As a technical trader, I generally try to avoid taking on new trades ahead of major economic releases such as the tomorrow's Non-Farm Payroll report (8:30 Eastern, 12:30 GMT). However, certain regional currency pairs tend to be insulated from the binary “risk on / risk off” reaction that these announcements can cause. The AUD/NZD is one such currency pair that moves independently from the so-called “risk trade,” and conveniently, is showing a clear technical signs of breaking lower in the near future.

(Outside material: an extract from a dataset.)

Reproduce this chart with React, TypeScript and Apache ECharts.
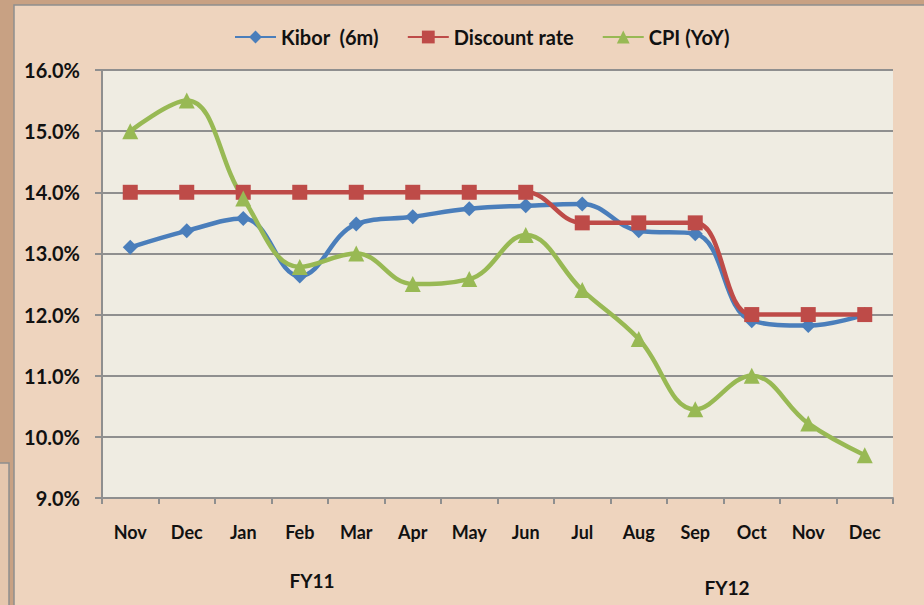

First, the daily chart indicates that, after a brief bounce early in the week, the AUD/NZD is once again testing 2-week lows near the 20-day EMA. This level is reinforced by the 38.2% Fibonacci retracement of the run up from the late June low at 1.2672 (point A) to last week’s high at 1.3077 (point B). A break below these converging levels of support would open the door for a run down to the 50% retracement at 1.2875 or more likely, the 61.8% level near 1.2825. As a final bearish signal on the daily chart, the pair is currently carving out a Bearish Pin candle*, or inverted hammer, indicating that sellers are eagerly waiting in the wings to sell any intraday bounces.
Meanwhile, the 4hr chart suggests that the 1.2915 level has been the line in the sand for buyers. The descending triangle pattern (below) implies a strong continuation lower if 1.2915 is broken, makes the entry level into a trade relatively clear.
To take advantage of a potential break lower, traders could set a stop sell order at 1.2908 (below converging support at 1.2915) with a stop at 1.2970 (above today’s high) and a target at 1.2840 (above the 61.8% Fibonacci retracement on the daily chart). This trade would be invalidated if not triggered by the end of this week’s trade.
Potential Strategy: Sell if AUD/NZD drops below 1.2908, stop at 1.2970, target at 1.2840.